_Exercise brief_
Leave out any picture and return the remaining listing below exactly as given.

_Information provided_

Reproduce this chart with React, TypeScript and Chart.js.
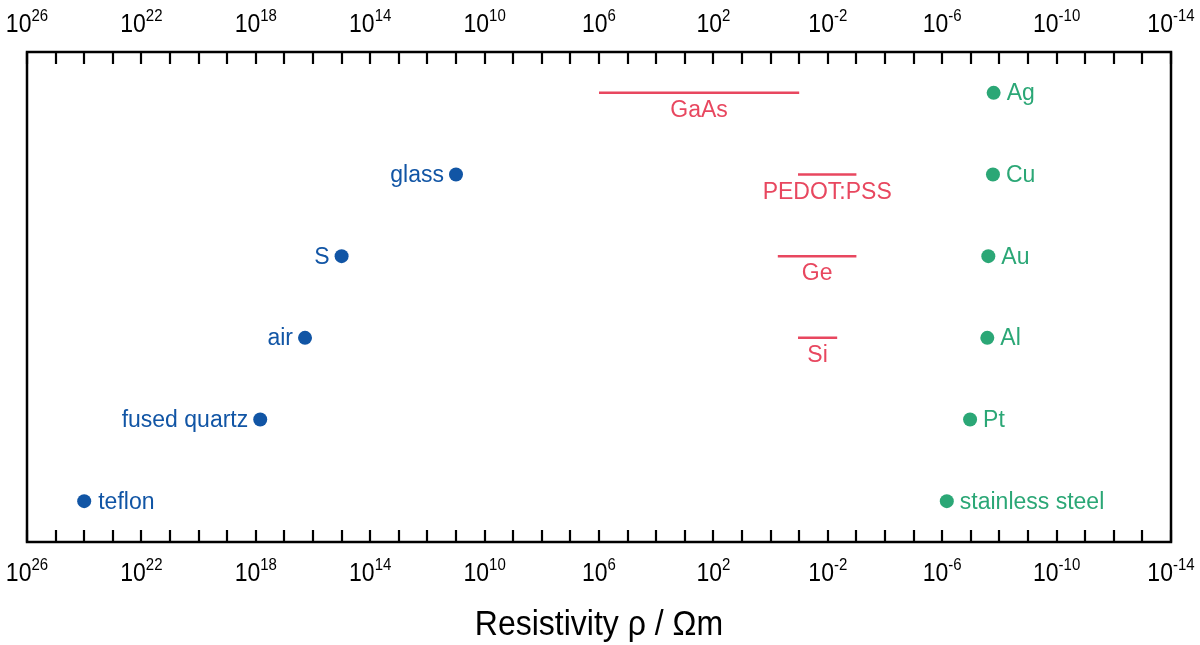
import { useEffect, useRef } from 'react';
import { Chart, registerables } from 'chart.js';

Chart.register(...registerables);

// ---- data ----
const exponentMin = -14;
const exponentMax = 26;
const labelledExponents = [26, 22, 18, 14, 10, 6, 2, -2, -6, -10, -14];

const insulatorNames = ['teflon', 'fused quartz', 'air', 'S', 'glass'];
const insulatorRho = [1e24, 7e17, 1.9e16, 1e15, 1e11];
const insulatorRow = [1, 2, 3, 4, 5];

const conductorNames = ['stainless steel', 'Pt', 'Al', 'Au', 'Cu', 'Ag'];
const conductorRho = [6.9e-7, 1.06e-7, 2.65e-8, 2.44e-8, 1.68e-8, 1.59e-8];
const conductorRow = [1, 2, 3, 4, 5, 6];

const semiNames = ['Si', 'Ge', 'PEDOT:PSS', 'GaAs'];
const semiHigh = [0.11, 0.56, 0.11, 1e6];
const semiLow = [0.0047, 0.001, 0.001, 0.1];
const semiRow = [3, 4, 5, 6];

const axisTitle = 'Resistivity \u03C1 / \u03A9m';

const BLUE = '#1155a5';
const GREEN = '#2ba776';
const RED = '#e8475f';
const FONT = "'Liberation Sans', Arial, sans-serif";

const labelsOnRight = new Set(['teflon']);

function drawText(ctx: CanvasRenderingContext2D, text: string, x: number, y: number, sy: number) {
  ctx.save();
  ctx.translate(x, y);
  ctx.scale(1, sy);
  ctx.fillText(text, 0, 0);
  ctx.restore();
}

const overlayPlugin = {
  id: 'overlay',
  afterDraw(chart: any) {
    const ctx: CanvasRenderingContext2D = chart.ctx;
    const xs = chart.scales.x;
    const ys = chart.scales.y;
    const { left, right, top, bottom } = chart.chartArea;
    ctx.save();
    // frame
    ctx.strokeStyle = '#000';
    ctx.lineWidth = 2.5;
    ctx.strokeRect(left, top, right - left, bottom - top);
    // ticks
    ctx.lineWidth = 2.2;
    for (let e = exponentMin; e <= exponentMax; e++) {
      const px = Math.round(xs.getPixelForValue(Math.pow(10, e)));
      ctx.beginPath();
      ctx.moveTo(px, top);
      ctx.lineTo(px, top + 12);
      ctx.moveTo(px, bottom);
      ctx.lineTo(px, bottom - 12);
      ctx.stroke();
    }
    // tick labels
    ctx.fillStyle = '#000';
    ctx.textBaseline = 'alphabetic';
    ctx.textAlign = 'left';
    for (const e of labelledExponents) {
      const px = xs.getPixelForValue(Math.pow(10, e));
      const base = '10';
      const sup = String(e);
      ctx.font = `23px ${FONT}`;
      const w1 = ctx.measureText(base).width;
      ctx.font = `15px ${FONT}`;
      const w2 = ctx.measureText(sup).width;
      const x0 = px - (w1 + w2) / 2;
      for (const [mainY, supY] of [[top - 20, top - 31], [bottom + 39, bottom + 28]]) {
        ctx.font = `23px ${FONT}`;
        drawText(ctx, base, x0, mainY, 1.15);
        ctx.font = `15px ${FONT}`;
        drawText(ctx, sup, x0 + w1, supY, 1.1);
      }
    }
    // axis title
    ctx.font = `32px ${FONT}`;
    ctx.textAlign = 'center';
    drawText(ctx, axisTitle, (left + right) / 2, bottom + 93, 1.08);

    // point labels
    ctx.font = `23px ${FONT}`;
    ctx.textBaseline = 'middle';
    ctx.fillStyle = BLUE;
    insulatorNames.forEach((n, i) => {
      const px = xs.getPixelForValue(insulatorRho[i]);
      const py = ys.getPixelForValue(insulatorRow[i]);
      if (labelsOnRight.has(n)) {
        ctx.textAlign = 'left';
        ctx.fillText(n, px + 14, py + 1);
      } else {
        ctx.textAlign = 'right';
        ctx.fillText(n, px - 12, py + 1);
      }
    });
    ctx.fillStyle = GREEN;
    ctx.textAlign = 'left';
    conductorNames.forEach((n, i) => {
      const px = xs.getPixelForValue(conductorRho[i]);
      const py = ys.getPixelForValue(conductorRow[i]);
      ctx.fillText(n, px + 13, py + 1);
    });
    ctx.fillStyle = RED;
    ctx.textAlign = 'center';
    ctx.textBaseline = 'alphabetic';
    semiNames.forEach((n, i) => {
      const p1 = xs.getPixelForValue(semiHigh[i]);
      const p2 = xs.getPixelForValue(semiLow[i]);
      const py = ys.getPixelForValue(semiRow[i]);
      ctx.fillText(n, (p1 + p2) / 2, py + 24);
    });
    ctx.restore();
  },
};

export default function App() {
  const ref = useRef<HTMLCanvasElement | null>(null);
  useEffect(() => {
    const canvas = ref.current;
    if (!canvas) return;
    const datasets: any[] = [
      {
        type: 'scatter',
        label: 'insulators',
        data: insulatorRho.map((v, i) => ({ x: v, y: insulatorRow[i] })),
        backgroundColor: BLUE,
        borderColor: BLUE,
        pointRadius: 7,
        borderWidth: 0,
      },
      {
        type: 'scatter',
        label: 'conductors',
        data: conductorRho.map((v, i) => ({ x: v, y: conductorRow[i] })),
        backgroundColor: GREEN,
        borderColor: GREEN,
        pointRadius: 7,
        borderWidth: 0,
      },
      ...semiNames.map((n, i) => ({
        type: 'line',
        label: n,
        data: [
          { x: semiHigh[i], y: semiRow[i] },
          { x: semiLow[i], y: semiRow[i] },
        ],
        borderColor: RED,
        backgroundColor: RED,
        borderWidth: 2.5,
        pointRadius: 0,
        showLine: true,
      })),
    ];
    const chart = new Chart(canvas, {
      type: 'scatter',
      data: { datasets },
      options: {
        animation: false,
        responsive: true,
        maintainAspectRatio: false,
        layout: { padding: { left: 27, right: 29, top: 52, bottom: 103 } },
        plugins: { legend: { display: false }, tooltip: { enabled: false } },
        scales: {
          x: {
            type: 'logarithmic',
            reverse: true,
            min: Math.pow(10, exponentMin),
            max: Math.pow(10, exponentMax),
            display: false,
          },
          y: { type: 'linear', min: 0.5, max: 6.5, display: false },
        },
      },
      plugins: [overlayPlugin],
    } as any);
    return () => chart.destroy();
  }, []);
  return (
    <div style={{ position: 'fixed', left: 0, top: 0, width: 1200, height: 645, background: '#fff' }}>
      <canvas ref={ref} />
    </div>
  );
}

_The solution_
Reproduce this chart with React, TypeScript and Chart.js.
import { useEffect, useRef } from 'react';
import { Chart, registerables } from 'chart.js';

Chart.register(...registerables);

// ---- data ----
const exponentMin = -14;
const exponentMax = 26;
const labelledExponents = [26, 22, 18, 14, 10, 6, 2, -2, -6, -10, -14];

const insulatorNames = ['teflon', 'fused quartz', 'air', 'S', 'glass'];
const insulatorRho = [1e24, 7e17, 1.9e16, 1e15, 1e11];
const insulatorRow = [1, 2, 3, 4, 5];

const conductorNames = ['stainless steel', 'Pt', 'Al', 'Au', 'Cu', 'Ag'];
const conductorRho = [6.9e-7, 1.06e-7, 2.65e-8, 2.44e-8, 1.68e-8, 1.59e-8];
const conductorRow = [1, 2, 3, 4, 5, 6];

const semiNames = ['Si', 'Ge', 'PEDOT:PSS', 'GaAs'];
const semiHigh = [0.11, 0.56, 0.11, 1e6];
const semiLow = [0.0047, 0.001, 0.001, 0.1];
const semiRow = [3, 4, 5, 6];

const axisTitle = 'Resistivity \u03C1 / \u03A9m';

const BLUE = '#1155a5';
const GREEN = '#2ba776';
const RED = '#e8475f';
const FONT = "'Liberation Sans', Arial, sans-serif";

const labelsOnRight = new Set(['teflon']);

function drawText(ctx: CanvasRenderingContext2D, text: string, x: number, y: number, sy: number) {
  ctx.save();
  ctx.translate(x, y);
  ctx.scale(1, sy);
  ctx.fillText(text, 0, 0);
  ctx.restore();
}

const overlayPlugin = {
  id: 'overlay',
  afterDraw(chart: any) {
    const ctx: CanvasRenderingContext2D = chart.ctx;
    const xs = chart.scales.x;
    const ys = chart.scales.y;
    const { left, right, top, bottom } = chart.chartArea;
    ctx.save();
    // frame
    ctx.strokeStyle = '#000';
    ctx.lineWidth = 2.5;
    ctx.strokeRect(left, top, right - left, bottom - top);
    // ticks
    ctx.lineWidth = 2.2;
    for (let e = exponentMin; e <= exponentMax; e++) {
      const px = Math.round(xs.getPixelForValue(Math.pow(10, e)));
      ctx.beginPath();
      ctx.moveTo(px, top);
      ctx.lineTo(px, top + 12);
      ctx.moveTo(px, bottom);
      ctx.lineTo(px, bottom - 12);
      ctx.stroke();
    }
    // tick labels
    ctx.fillStyle = '#000';
    ctx.textBaseline = 'alphabetic';
    ctx.textAlign = 'left';
    for (const e of labelledExponents) {
      const px = xs.getPixelForValue(Math.pow(10, e));
      const base = '10';
      const sup = String(e);
      ctx.font = `23px ${FONT}`;
      const w1 = ctx.measureText(base).width;
      ctx.font = `15px ${FONT}`;
      const w2 = ctx.measureText(sup).width;
      const x0 = px - (w1 + w2) / 2;
      for (const [mainY, supY] of [[top - 20, top - 31], [bottom + 39, bottom + 28]]) {
        ctx.font = `23px ${FONT}`;
        drawText(ctx, base, x0, mainY, 1.15);
        ctx.font = `15px ${FONT}`;
        drawText(ctx, sup, x0 + w1, supY, 1.1);
      }
    }
    // axis title
    ctx.font = `32px ${FONT}`;
    ctx.textAlign = 'center';
    drawText(ctx, axisTitle, (left + right) / 2, bottom + 93, 1.08);

    // point labels
    ctx.font = `23px ${FONT}`;
    ctx.textBaseline = 'middle';
    ctx.fillStyle = BLUE;
    insulatorNames.forEach((n, i) => {
      const px = xs.getPixelForValue(insulatorRho[i]);
      const py = ys.getPixelForValue(insulatorRow[i]);
      if (labelsOnRight.has(n)) {
        ctx.textAlign = 'left';
        ctx.fillText(n, px + 14, py + 1);
      } else {
        ctx.textAlign = 'right';
        ctx.fillText(n, px - 12, py + 1);
      }
    });
    ctx.fillStyle = GREEN;
    ctx.textAlign = 'left';
    conductorNames.forEach((n, i) => {
      const px = xs.getPixelForValue(conductorRho[i]);
      const py = ys.getPixelForValue(conductorRow[i]);
      ctx.fillText(n, px + 13, py + 1);
    });
    ctx.fillStyle = RED;
    ctx.textAlign = 'center';
    ctx.textBaseline = 'alphabetic';
    semiNames.forEach((n, i) => {
      const p1 = xs.getPixelForValue(semiHigh[i]);
      const p2 = xs.getPixelForValue(semiLow[i]);
      const py = ys.getPixelForValue(semiRow[i]);
      ctx.fillText(n, (p1 + p2) / 2, py + 24);
    });
    ctx.restore();
  },
};

export default function App() {
  const ref = useRef<HTMLCanvasElement | null>(null);
  useEffect(() => {
    const canvas = ref.current;
    if (!canvas) return;
    const datasets: any[] = [
      {
        type: 'scatter',
        label: 'insulators',
        data: insulatorRho.map((v, i) => ({ x: v, y: insulatorRow[i] })),
        backgroundColor: BLUE,
        borderColor: BLUE,
        pointRadius: 7,
        borderWidth: 0,
      },
      {
        type: 'scatter',
        label: 'conductors',
        data: conductorRho.map((v, i) => ({ x: v, y: conductorRow[i] })),
        backgroundColor: GREEN,
        borderColor: GREEN,
        pointRadius: 7,
        borderWidth: 0,
      },
      ...semiNames.map((n, i) => ({
        type: 'line',
        label: n,
        data: [
          { x: semiHigh[i], y: semiRow[i] },
          { x: semiLow[i], y: semiRow[i] },
        ],
        borderColor: RED,
        backgroundColor: RED,
        borderWidth: 2.5,
        pointRadius: 0,
        showLine: true,
      })),
    ];
    const chart = new Chart(canvas, {
      type: 'scatter',
      data: { datasets },
      options: {
        animation: false,
        responsive: true,
        maintainAspectRatio: false,
        layout: { padding: { left: 27, right: 29, top: 52, bottom: 103 } },
        plugins: { legend: { display: false }, tooltip: { enabled: false } },
        scales: {
          x: {
            type: 'logarithmic',
            reverse: true,
            min: Math.pow(10, exponentMin),
            max: Math.pow(10, exponentMax),
            display: false,
          },
          y: { type: 'linear', min: 0.5, max: 6.5, display: false },
        },
      },
      plugins: [overlayPlugin],
    } as any);
    return () => chart.destroy();
  }, []);
  return (
    <div style={{ position: 'fixed', left: 0, top: 0, width: 1200, height: 645, background: '#fff' }}>
      <canvas ref={ref} />
    </div>
  );
}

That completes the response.